Mención especial merece la interpretación de Jude Law en el papel de Karenin, este burócrata del amor que habla de leyes y derechos cuando su esposa le habla de sangre hirviendo. Law entiende a la perfección la tensa calma del ministro Karenin más importunado por el qué dirán que por haber sido engañado por su mujer. Y lástima que no haya más líneas para el príncipe Oblonsky, hermano de Anna, interpretado por un divertido Matthew Macfadye, voz cantante de las marionetas de este decadente mundo elegante ruso.

El personaje más complicado de la novela no deja de serlo en la película. Me refiero a Levin, cuya voz la pone Domhnall Gleeson. Este filósofo es el contrapunto de esta moribunda alta sociedad. No olvidemos que la ficción de Tolstoi trataba de narrar la podredumbre de la Rusia Imperial condenada al desmoronamiento. Imposible captar todos los matices de Konstantin Dimitrivich Levin, debatido entre la pasión y la razón, su espiritualidad, su desprecio de corte y alabanza de aldea, su premonición del tormento del hombre del siglo XX. Así que se hace lo que se puede con él, marcando los hitos de su historia de amor con Kitty, poniendo rostro humano a este baile de máscaras.

Pero en realidad, los grandes aciertos se los debemos al propio Tolstoi.
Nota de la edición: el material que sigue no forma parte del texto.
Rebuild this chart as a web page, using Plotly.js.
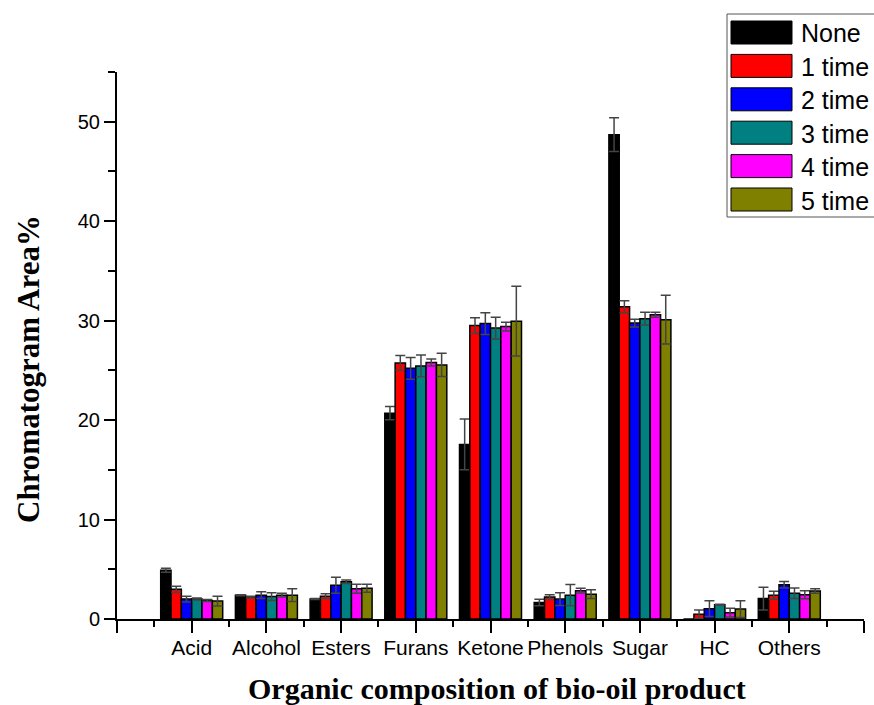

Estad atentos a las cosas dobles, a veces opuestas, a veces complementarias: los dos adúlteros, las dos condenas del adulterio (la de Karenin y la de Levin), las dos maneras de entender el amor, los dos actos violentos, los dos hijos, los dos trenes…

En conclusión, Joe Wright se arriesga y solo eso merece todo nuestro respeto. Pero no será esta la versión definitiva de Anna Karenina. Ni siquiera la que recordaremos acabado el año.